»»

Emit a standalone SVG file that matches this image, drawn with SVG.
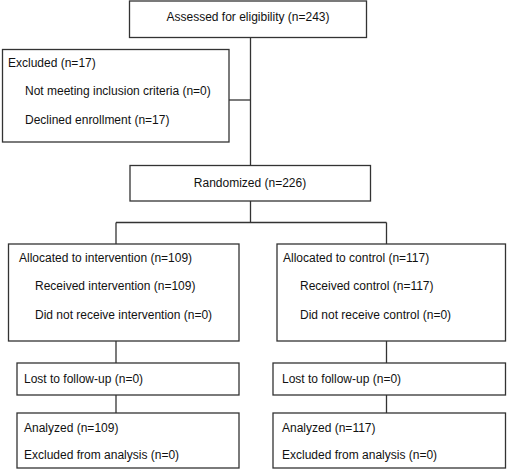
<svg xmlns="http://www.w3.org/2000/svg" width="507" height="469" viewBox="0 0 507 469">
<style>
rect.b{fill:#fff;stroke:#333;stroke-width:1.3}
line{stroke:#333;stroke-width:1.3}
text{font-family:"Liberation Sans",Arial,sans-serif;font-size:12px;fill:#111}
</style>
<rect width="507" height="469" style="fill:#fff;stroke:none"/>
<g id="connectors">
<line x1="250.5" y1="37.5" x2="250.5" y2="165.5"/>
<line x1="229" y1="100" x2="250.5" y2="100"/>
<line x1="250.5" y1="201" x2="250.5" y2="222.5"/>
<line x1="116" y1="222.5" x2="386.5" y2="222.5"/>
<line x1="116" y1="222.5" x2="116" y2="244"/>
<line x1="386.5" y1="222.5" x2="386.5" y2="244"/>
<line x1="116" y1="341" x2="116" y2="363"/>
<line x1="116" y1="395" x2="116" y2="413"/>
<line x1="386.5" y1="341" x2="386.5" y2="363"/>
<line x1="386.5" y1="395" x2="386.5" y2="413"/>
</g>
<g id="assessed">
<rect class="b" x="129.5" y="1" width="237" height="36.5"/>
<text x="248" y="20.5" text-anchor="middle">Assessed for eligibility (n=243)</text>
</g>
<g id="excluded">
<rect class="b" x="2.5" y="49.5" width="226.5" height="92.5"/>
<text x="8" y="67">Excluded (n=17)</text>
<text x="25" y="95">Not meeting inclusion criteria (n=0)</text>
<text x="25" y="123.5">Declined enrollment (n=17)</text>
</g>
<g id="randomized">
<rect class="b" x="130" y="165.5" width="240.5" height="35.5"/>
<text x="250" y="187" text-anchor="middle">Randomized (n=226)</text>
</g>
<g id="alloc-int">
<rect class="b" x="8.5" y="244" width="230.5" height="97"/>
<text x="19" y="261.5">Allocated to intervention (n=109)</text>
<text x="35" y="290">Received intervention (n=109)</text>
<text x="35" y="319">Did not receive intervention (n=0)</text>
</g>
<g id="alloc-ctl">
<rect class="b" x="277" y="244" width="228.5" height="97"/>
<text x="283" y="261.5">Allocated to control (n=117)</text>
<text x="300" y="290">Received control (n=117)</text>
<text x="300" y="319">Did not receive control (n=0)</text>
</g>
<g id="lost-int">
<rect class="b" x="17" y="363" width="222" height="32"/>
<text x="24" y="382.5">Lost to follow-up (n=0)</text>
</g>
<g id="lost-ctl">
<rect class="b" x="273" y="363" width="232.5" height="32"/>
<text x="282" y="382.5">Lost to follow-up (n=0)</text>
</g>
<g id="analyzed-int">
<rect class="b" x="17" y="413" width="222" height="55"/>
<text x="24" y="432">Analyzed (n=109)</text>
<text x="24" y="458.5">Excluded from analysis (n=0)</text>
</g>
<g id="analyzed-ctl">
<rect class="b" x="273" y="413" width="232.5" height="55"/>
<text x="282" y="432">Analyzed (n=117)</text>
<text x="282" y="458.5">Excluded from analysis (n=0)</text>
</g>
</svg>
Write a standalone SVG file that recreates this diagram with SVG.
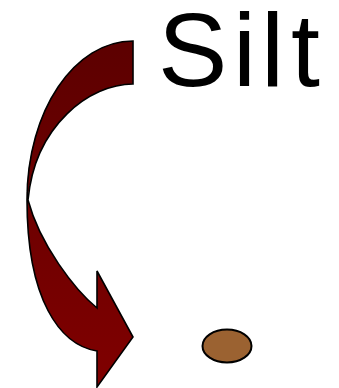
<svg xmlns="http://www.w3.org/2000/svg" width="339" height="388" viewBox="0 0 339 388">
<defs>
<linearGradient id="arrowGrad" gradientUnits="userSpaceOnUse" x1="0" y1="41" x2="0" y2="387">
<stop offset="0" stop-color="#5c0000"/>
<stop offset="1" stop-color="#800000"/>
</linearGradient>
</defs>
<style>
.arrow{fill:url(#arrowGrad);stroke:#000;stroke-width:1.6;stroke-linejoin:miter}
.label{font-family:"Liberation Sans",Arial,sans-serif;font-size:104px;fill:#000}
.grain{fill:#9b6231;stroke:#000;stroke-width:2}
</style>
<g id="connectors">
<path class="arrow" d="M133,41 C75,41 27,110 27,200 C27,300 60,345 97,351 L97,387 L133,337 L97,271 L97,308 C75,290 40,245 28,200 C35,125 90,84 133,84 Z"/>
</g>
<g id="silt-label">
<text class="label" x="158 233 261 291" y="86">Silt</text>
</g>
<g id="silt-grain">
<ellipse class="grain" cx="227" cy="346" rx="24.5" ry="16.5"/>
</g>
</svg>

««

EXERCISE PROMPT: Reproduce the entries exactly. Do not carry over any picture.

FINISHED TASK:
Emit a standalone SVG file that matches this image, drawn with SVG.
<svg xmlns="http://www.w3.org/2000/svg" width="507" height="469" viewBox="0 0 507 469">
<style>
rect.b{fill:#fff;stroke:#333;stroke-width:1.3}
line{stroke:#333;stroke-width:1.3}
text{font-family:"Liberation Sans",Arial,sans-serif;font-size:12px;fill:#111}
</style>
<rect width="507" height="469" style="fill:#fff;stroke:none"/>
<g id="connectors">
<line x1="250.5" y1="37.5" x2="250.5" y2="165.5"/>
<line x1="229" y1="100" x2="250.5" y2="100"/>
<line x1="250.5" y1="201" x2="250.5" y2="222.5"/>
<line x1="116" y1="222.5" x2="386.5" y2="222.5"/>
<line x1="116" y1="222.5" x2="116" y2="244"/>
<line x1="386.5" y1="222.5" x2="386.5" y2="244"/>
<line x1="116" y1="341" x2="116" y2="363"/>
<line x1="116" y1="395" x2="116" y2="413"/>
<line x1="386.5" y1="341" x2="386.5" y2="363"/>
<line x1="386.5" y1="395" x2="386.5" y2="413"/>
</g>
<g id="assessed">
<rect class="b" x="129.5" y="1" width="237" height="36.5"/>
<text x="248" y="20.5" text-anchor="middle">Assessed for eligibility (n=243)</text>
</g>
<g id="excluded">
<rect class="b" x="2.5" y="49.5" width="226.5" height="92.5"/>
<text x="8" y="67">Excluded (n=17)</text>
<text x="25" y="95">Not meeting inclusion criteria (n=0)</text>
<text x="25" y="123.5">Declined enrollment (n=17)</text>
</g>
<g id="randomized">
<rect class="b" x="130" y="165.5" width="240.5" height="35.5"/>
<text x="250" y="187" text-anchor="middle">Randomized (n=226)</text>
</g>
<g id="alloc-int">
<rect class="b" x="8.5" y="244" width="230.5" height="97"/>
<text x="19" y="261.5">Allocated to intervention (n=109)</text>
<text x="35" y="290">Received intervention (n=109)</text>
<text x="35" y="319">Did not receive intervention (n=0)</text>
</g>
<g id="alloc-ctl">
<rect class="b" x="277" y="244" width="228.5" height="97"/>
<text x="283" y="261.5">Allocated to control (n=117)</text>
<text x="300" y="290">Received control (n=117)</text>
<text x="300" y="319">Did not receive control (n=0)</text>
</g>
<g id="lost-int">
<rect class="b" x="17" y="363" width="222" height="32"/>
<text x="24" y="382.5">Lost to follow-up (n=0)</text>
</g>
<g id="lost-ctl">
<rect class="b" x="273" y="363" width="232.5" height="32"/>
<text x="282" y="382.5">Lost to follow-up (n=0)</text>
</g>
<g id="analyzed-int">
<rect class="b" x="17" y="413" width="222" height="55"/>
<text x="24" y="432">Analyzed (n=109)</text>
<text x="24" y="458.5">Excluded from analysis (n=0)</text>
</g>
<g id="analyzed-ctl">
<rect class="b" x="273" y="413" width="232.5" height="55"/>
<text x="282" y="432">Analyzed (n=117)</text>
<text x="282" y="458.5">Excluded from analysis (n=0)</text>
</g>
</svg>
Write a standalone SVG file that recreates this diagram with SVG.
<svg xmlns="http://www.w3.org/2000/svg" width="339" height="388" viewBox="0 0 339 388">
<defs>
<linearGradient id="arrowGrad" gradientUnits="userSpaceOnUse" x1="0" y1="41" x2="0" y2="387">
<stop offset="0" stop-color="#5c0000"/>
<stop offset="1" stop-color="#800000"/>
</linearGradient>
</defs>
<style>
.arrow{fill:url(#arrowGrad);stroke:#000;stroke-width:1.6;stroke-linejoin:miter}
.label{font-family:"Liberation Sans",Arial,sans-serif;font-size:104px;fill:#000}
.grain{fill:#9b6231;stroke:#000;stroke-width:2}
</style>
<g id="connectors">
<path class="arrow" d="M133,41 C75,41 27,110 27,200 C27,300 60,345 97,351 L97,387 L133,337 L97,271 L97,308 C75,290 40,245 28,200 C35,125 90,84 133,84 Z"/>
</g>
<g id="silt-label">
<text class="label" x="158 233 261 291" y="86">Silt</text>
</g>
<g id="silt-grain">
<ellipse class="grain" cx="227" cy="346" rx="24.5" ry="16.5"/>
</g>
</svg>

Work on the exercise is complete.